Investigators at the Research Institute at Nationwide Children’s Hospital have identified the genetic signature of respiratory syncytial virus (RSV), the leading cause of infant hospitalizations around the world.
Scientists hope their findings, available in the open-access, peer-reviewed journal PLOS Medicine, will aid the development of a vaccine and a tool that could allow physicians to determine the severity of the infection when symptoms first develop.
“Despite the disease burden, there is no approved vaccine and it is impossible to predict which patients will go on to develop more serious symptoms and require hospitalization,” says Asuncion Mejias, MD, PhD, principal investigator in the Center for Vaccines and Immunity at Nationwide Children’s and a co-lead author of the new study.

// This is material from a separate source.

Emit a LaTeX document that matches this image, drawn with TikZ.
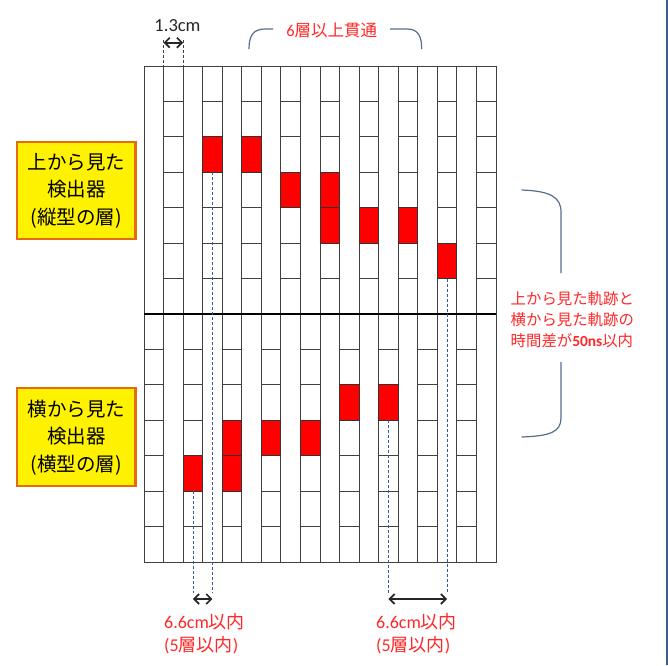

“The ability to identify which patients are at risk for severe RSV disease when they first present for treatment would enable physicians to better triage patients, providing early and more targeted interventions.”
For the research, investigators compared the RNA transcriptional profile in whole blood taken from children less than 2 years old who were hospitalized with RSV, human rhinovirus, or influenza virus infection (rhinovirus and influenza are two additional viral causes of LRTI). They compared the findings to samples taken from healthy infants.
They found that in those with RSV, genes involved in the function of interferon and neutrophils were activated, while genes that regulate T and B cells in the adaptive immune system were suppressed.
Plugging this biosignature into an algorithm that yields a score called “molecular distance to health,” researchers were able to link specific scores to disease severity. The scores were so precise, in fact, that researchers could tell from the scores how many days RSV-infected infants had required hospitalization or supplemental oxygen.
“We showed that screening RNA profiles is a useful tool from the diagnostic point of view, as it allowed differentiation from influenza and rhinovirus infections with great accuracy,” said Mejias. “It also helps us better understand the pathogenesis of this infection and, more important, to objectively assess disease severity in these patients.”